>> BEGIN GIVEN RECORDS

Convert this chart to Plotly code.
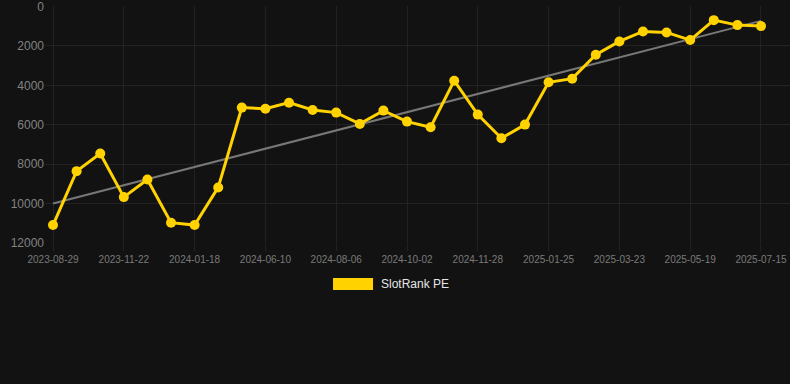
import numpy as np
import plotly.graph_objects as go

dates = [
    "2023-08-29", "2023-09-26", "2023-10-24", "2023-11-22", "2023-12-11", "2023-12-30",
    "2024-01-18", "2024-02-20", "2024-04-15", "2024-06-10", "2024-06-29", "2024-07-18",
    "2024-08-06", "2024-08-25", "2024-09-13", "2024-10-02", "2024-10-21", "2024-11-09",
    "2024-11-28", "2024-12-17", "2025-01-05", "2025-01-25", "2025-02-13", "2025-03-04",
    "2025-03-23", "2025-04-11", "2025-04-30", "2025-05-19", "2025-06-07", "2025-06-26",
    "2025-07-15",
]
rank_pe = [
    11089, 8354, 7460, 9671, 8776, 10970, 11089, 9180, 5130, 5190, 4880,
    5250, 5384, 5958, 5283, 5840, 6127, 3764, 5485, 6684, 5992,
    3848, 3662, 2447, 1772, 1266, 1316, 1704, 692, 945, 996,
]
tick_labels = dates[::3]
y_ticks = [0, 2000, 4000, 6000, 8000, 10000, 12000]
series_name = "SlotRank PE"

idx = np.arange(len(rank_pe))
slope, intercept = np.polyfit(idx, rank_pe, 1)
trend = (slope * idx + intercept).tolist()

BG = "#121212"
GRID = "#222222"
YELLOW = "#FFD200"

fig = go.Figure()
fig.add_trace(go.Scatter(
    x=dates, y=trend, mode="lines", line=dict(color="#777777", width=2),
    showlegend=False, hoverinfo="skip",
))
fig.add_trace(go.Scatter(
    x=dates, y=rank_pe, mode="lines+markers", name=series_name,
    line=dict(color=YELLOW, width=3),
    marker=dict(color=YELLOW, size=10),
    showlegend=False,
))

# legend swatch + label
fig.add_shape(type="rect", xref="paper", yref="paper",
              x0=0.3866, x1=0.4403, y0=-0.1983, y1=-0.1477,
              fillcolor=YELLOW, line=dict(width=0))
fig.add_annotation(xref="paper", yref="paper", x=0.4483, y=-0.173,
                   xanchor="left", yanchor="middle", showarrow=False,
                   text=series_name,
                   font=dict(family="Liberation Sans, Arial", size=12, color="#e6e6e6"))

fig.update_layout(
    width=790, height=384,
    margin=dict(l=45, r=0, t=6, b=141),
    paper_bgcolor=BG, plot_bgcolor=BG,
    showlegend=False,
    font=dict(family="Liberation Sans, Arial"),
)
fig.update_xaxes(
    type="category", range=[-0.34, 31.23],
    tickmode="array", tickvals=tick_labels, ticktext=tick_labels,
    tickfont=dict(size=10, color="#7a7a7a"),
    showgrid=True, gridcolor=GRID, gridwidth=1,
    ticks="outside", ticklen=7, tickcolor=GRID,
    showline=False, zeroline=False,
)
fig.update_yaxes(
    range=[12000, -25], tickmode="array", tickvals=y_ticks,
    ticktext=[str(v) for v in y_ticks],
    tickfont=dict(size=12, color="#828282"),
    ticklabeloverflow="allow",
    showgrid=True, gridcolor=GRID, gridwidth=1,
    zeroline=False, showline=False,
)

fig.write_html(
    "out.html",
    config={"displayModeBar": False},
    post_script="document.body.style.margin='0';document.body.style.background='#121212';",
)
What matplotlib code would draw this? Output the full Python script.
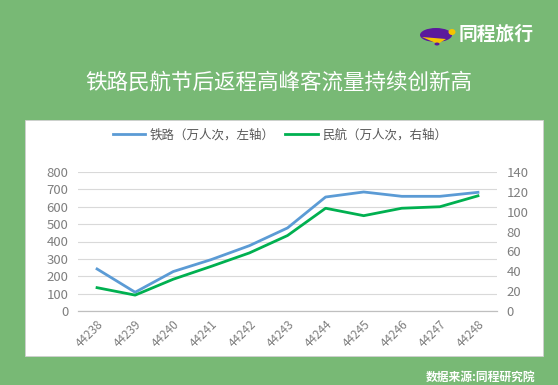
import matplotlib
matplotlib.use("Agg")
import matplotlib.pyplot as plt
from matplotlib.patches import Rectangle, Ellipse, Polygon

plt.rcParams['font.family'] = ['Noto Sans CJK SC', 'DejaVu Sans']

# ── Data ──────────────────────────────────────────────────
dates = ['44238', '44239', '44240', '44241', '44242', '44243',
         '44244', '44245', '44246', '44247', '44248']
railway = [242, 108, 227, 296, 376, 478, 656, 685, 660, 660, 683]
aviation = [23.5, 16, 32, 45, 58.5, 76, 103.5, 96, 103.5, 105, 116]

left_ticks = [0, 100, 200, 300, 400, 500, 600, 700, 800]
right_ticks = [0, 20, 40, 60, 80, 100, 120, 140]

BG = '#78b975'
BLUE = '#5b9bd5'
GREEN = '#00b050'
GRAY = '#7f7f7f'

fig = plt.figure(figsize=(5.58, 3.85), dpi=100)
fig.patch.set_facecolor(BG)

# white panel
fig.patches.append(Rectangle((25 / 558, 1 - 356 / 385), 518 / 558, 236 / 385,
                             transform=fig.transFigure, facecolor='white',
                             edgecolor='#d0d0d0', linewidth=0.6, zorder=-5))

# ── Header ────────────────────────────────────────────────
fig.text(279 / 558, 1 - 83 / 385, '铁路民航节后返程高峰客流量持续创新高',
         color='white', fontsize=15.5, ha='center', va='center')

# logo: simple blimp + name
fig.patches.append(Ellipse((436 / 558, 1 - 35 / 385), 32 / 558, 14 / 385,
                           transform=fig.transFigure, facecolor='#5b1a9c',
                           edgecolor='none', zorder=2))
fig.patches.append(Polygon([(422 / 558, 1 - 37 / 385), (446 / 558, 1 - 39 / 385),
                            (438 / 558, 1 - 44 / 385)],
                           closed=True, transform=fig.transFigure,
                           facecolor='#f5c400', edgecolor='none', zorder=3))
fig.patches.append(Ellipse((452 / 558, 1 - 32 / 385), 7 / 558, 6 / 385,
                           transform=fig.transFigure, facecolor='#f5c400',
                           edgecolor='none', zorder=3))
fig.patches.append(Ellipse((437 / 558, 1 - 44 / 385), 5 / 558, 3 / 385,
                           transform=fig.transFigure, facecolor='#5b1a9c',
                           edgecolor='none', zorder=3))
fig.text(459 / 558, 1 - 34 / 385, '同程旅行', color='white', fontsize=13.5,
         fontweight='bold', fontstyle='italic', ha='left', va='center')

fig.text(535 / 558, 1 - 377 / 385, '数据来源:同程研究院', color='white',
         fontsize=8.5, fontweight='bold', ha='right', va='center')

# ── Chart ─────────────────────────────────────────────────
ax = fig.add_axes([78 / 558, 1 - 311 / 385, 419 / 558, 139 / 385])
ax.set_facecolor('none')
x = list(range(len(dates)))

ax.plot(x, railway, color=BLUE, linewidth=2, label='铁路（万人次，左轴）', zorder=3)
ax.set_ylim(0, 800)
ax.set_xlim(-0.5, len(dates) - 0.5)
ax.set_yticks(left_ticks)
ax.yaxis.grid(True, color='#d9d9d9', linewidth=0.8)
ax.set_axisbelow(True)

ax2 = ax.twinx()
ax2.plot(x, aviation, color=GREEN, linewidth=2, label='民航（万人次，右轴）', zorder=3)
ax2.set_ylim(0, 140)
ax2.set_yticks(right_ticks)

for a in (ax, ax2):
    for s in ('top', 'left', 'right'):
        a.spines[s].set_visible(False)
    a.spines['bottom'].set_color('#bfbfbf')
    a.tick_params(axis='y', length=0, colors=GRAY, labelsize=9.5, pad=7)

ax.set_xticks([i - 0.5 for i in range(len(dates) + 1)], minor=False)
ax.set_xticklabels([])
ax.tick_params(axis='x', length=4, color='#bfbfbf', direction='out')
ax.set_xticks(x, minor=True)
ax.set_xticklabels(dates, minor=True, rotation=45, ha='right',
                   rotation_mode='anchor', fontsize=8.5, color=GRAY)
ax.tick_params(axis='x', which='minor', length=0, pad=5)
ax2.set_xticks([])

h1, l1 = ax.get_legend_handles_labels()
h2, l2 = ax2.get_legend_handles_labels()
fig.legend(h1 + h2, l1 + l2, loc='center', bbox_to_anchor=(280 / 558, 1 - 135 / 385),
           ncol=2, frameon=False, fontsize=9, labelcolor='#595959',
           handlelength=2.6, columnspacing=0.8, handletextpad=0.4)

fig.savefig('out.png', dpi=100, facecolor=BG)
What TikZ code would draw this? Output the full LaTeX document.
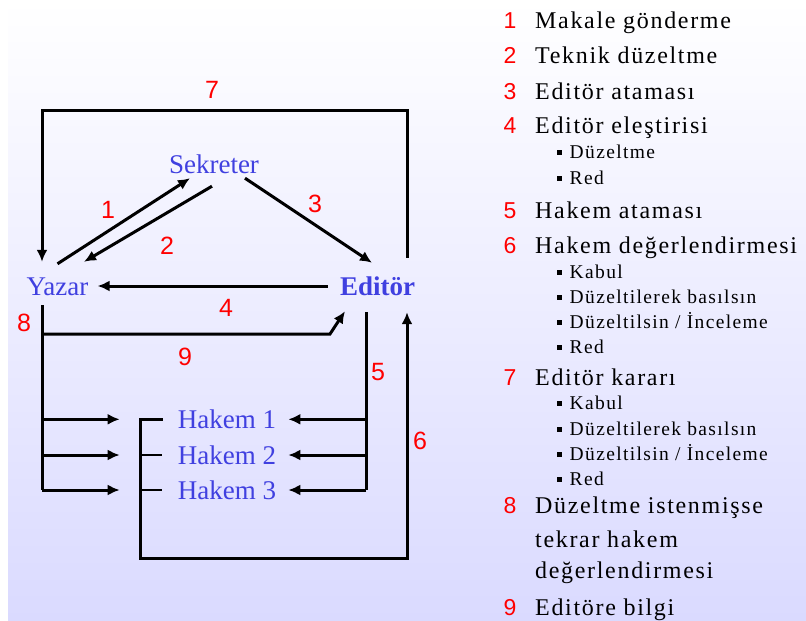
\documentclass[tikz,border=0pt]{standalone}
\usepackage{fontspec}
\setmainfont{Liberation Serif}
\newfontfamily\sayifont{Liberation Sans}
\newfontfamily\listefont[LetterSpace=7.0]{Liberation Serif}
\usetikzlibrary{arrows.meta}
\definecolor{mavi}{RGB}{64,64,224}
\definecolor{lila}{RGB}{218,218,255}
\newcommand\kare{\rule[3.5pt]{4.5pt}{4.5pt}\hspace{8pt}}
\begin{document}
\begin{tikzpicture}[x=1pt,y=-1pt,
    kisi/.style={text=mavi,font=\fontsize{27}{30}\selectfont,inner sep=0pt,text height=18pt,text depth=0pt},
    sayi/.style={text=red,font=\sayifont\fontsize{25}{28}\selectfont,inner sep=0pt,text height=18pt,text depth=0pt},
    lsayi/.style={text=red,font=\sayifont\fontsize{23}{26}\selectfont,inner sep=0pt,anchor=base},
    madde/.style={font=\listefont\fontsize{24}{28}\selectfont,inner sep=0pt,anchor=base west},
    altmadde/.style={font=\listefont\fontsize{19.5}{22}\selectfont,inner sep=0pt,anchor=base west},
    cizgi/.style={line width=3pt},
    ince/.style={line width=1.6pt},
    akis/.style={line width=3pt,-{Latex[length=12pt,width=11pt]}}]%
        \useasboundingbox (0,0) rectangle (806,621);%%
        \shade[top color=white,bottom color=lila] (8,0) rectangle (806,621);%%
        \begin{scope}
        \tikzstyle{every node}=[kisi] %%
        \node (sek) at (214,164)  {Sekreter}; %%
        \node (yaz) at (57.5,286)  {Yazar}; %%
        \node (edi) at (377.5,286)  {\bfseries Editör}; %%
        \node (hk1) at (227,419.3)  {Hakem 1}; %%
        \node (hk2) at (227,455)  {Hakem 2}; %%
        \node (hk3) at (227,490)  {Hakem 3}; %%
        \end{scope}
        \begin{scope}
        \tikzstyle{every node}=[sayi] %%
        \node (l7) at (212,89)  {7}; %%
        \node (l1) at (108,209)  {1}; %%
        \node (l2) at (167,245)  {2}; %%
        \node (l3) at (315,203)  {3}; %%
        \node (l4) at (226,307)  {4}; %%
        \node (l8) at (24,322)  {8}; %%
        \node (l9) at (185,356)  {9}; %%
        \node (l5) at (378,371)  {5}; %%
        \node (l6) at (420,440)  {6}; %%
        \end{scope}
        \coordinate (ust) at (42,110); %%
        \coordinate (sol) at ([xshift=-15.5pt,yshift=-10pt]yaz.south); %%
        \coordinate (kirik) at (330,334); %%
        \coordinate (sag) at ([xshift=-11.5pt,yshift=-17pt]edi.south); %%
        \coordinate (alt) at (140,558); %%
        \draw[akis] ([yshift=13pt]yaz.north) -- ([xshift=-24pt,yshift=-5pt]sek.south);  %%
        \draw[akis] ([xshift=-2pt,yshift=-13pt]sek.south) -- ([xshift=26.5pt,yshift=15pt]yaz.north);  %%
        \draw[akis] ([xshift=31pt,yshift=-5pt]sek.south) -- ([xshift=-5.5pt,yshift=14pt]edi.north); %%
        \draw[akis] ([xshift=-12pt]edi.west) -- ([xshift=9pt]yaz.east); %%
        \draw[akis] ([xshift=29.5pt,yshift=19pt]edi.north) |- (ust) -- ([xshift=-15.5pt,yshift=15pt]yaz.north); %%
        \draw[cizgi] (sol) -- (sol |- hk3.west); %%
        \draw[akis] (sol |- kirik) -- (kirik) -- ([xshift=-32.5pt,yshift=-16pt]edi.south); %%
        \draw[akis] (sol |- hk1.west) -- ([xshift=-58pt]hk1.west); %%
        \draw[akis] (sol |- hk2.west) -- ([xshift=-58pt]hk2.west); %%
        \draw[akis] (sol |- hk3.west) -- ([xshift=-58pt]hk3.west); %%
        \draw[cizgi] (sag) -- (sag |- hk3.east); %%
        \draw[akis] (sag |- hk1.east) -- ([xshift=12pt]hk1.east); %%
        \draw[akis] (sag |- hk2.east) -- ([xshift=12pt]hk2.east); %%
        \draw[akis] (sag |- hk3.east) -- ([xshift=12pt]hk3.east); %%
        \draw[akis] ([xshift=-15pt]hk1.west) -| (alt) -| ([xshift=29.5pt,yshift=-17pt]edi.south); %%
        \draw[ince] ([xshift=-16pt]hk2.west) -- (alt |- hk2.west); %%
        \draw[ince] ([xshift=-16pt]hk3.west) -- (alt |- hk3.west); %%
        % liste
        \node[lsayi] (n1) at (510,28)  {1}; %%
        \node[madde] (m1) at (535,28)  {Makale gönderme}; %%
        \node[lsayi] (n2) at (510,63)  {2}; %%
        \node[madde] (m2) at (535,63)  {Teknik düzeltme}; %%
        \node[lsayi] (n3) at (510,99)  {3}; %%
        \node[madde] (m3) at (535,99)  {Editör ataması}; %%
        \node[lsayi] (n4) at (510,133)  {4}; %%
        \node[madde] (m4) at (535,133)  {Editör eleştirisi}; %%
        \node[altmadde] (s41) at (557,158)  {\kare Düzeltme}; %%
        \node[altmadde] (s42) at (557,184)  {\kare Red}; %%
        \node[lsayi] (n5) at (510,218)  {5}; %%
        \node[madde] (m5) at (535,218)  {Hakem ataması}; %%
        \node[lsayi] (n6) at (510,253)  {6}; %%
        \node[madde] (m6) at (535,253)  {Hakem değerlendirmesi}; %%
        \node[altmadde] (s61) at (557,278)  {\kare Kabul}; %%
        \node[altmadde] (s62) at (557,303)  {\kare Düzeltilerek basılsın}; %%
        \node[altmadde] (s63) at (557,328)  {\kare Düzeltilsin / İnceleme}; %%
        \node[altmadde] (s64) at (557,353)  {\kare Red}; %%
        \node[lsayi] (n7) at (510,385)  {7}; %%
        \node[madde] (m7) at (535,385)  {Editör kararı}; %%
        \node[altmadde] (s71) at (557,409)  {\kare Kabul}; %%
        \node[altmadde] (s72) at (557,435)  {\kare Düzeltilerek basılsın}; %%
        \node[altmadde] (s73) at (557,460)  {\kare Düzeltilsin / İnceleme}; %%
        \node[altmadde] (s74) at (557,485)  {\kare Red}; %%
        \node[lsayi] (n8) at (510,513)  {8}; %%
        \node[madde] (m8) at (535,513)  {Düzeltme istenmişse}; %%
        \node[madde] (m8b) at (535,547)  {tekrar hakem}; %%
        \node[madde] (m8c) at (535,578)  {değerlendirmesi}; %%
        \node[lsayi] (n9) at (510,615)  {9}; %%
        \node[madde] (m9) at (535,615)  {Editöre bilgi}; %%
\end{tikzpicture}
\end{document}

>> END GIVEN RECORDS

### EXERCISE DETAILS
From the first line of the listing above, repeat every line through the one holding "import plotly.graph_objects as go". Both ends count, and pictures stay out.

### RESULT FOR THIS TASK
Convert this chart to Plotly code.
import numpy as np
import plotly.graph_objects as go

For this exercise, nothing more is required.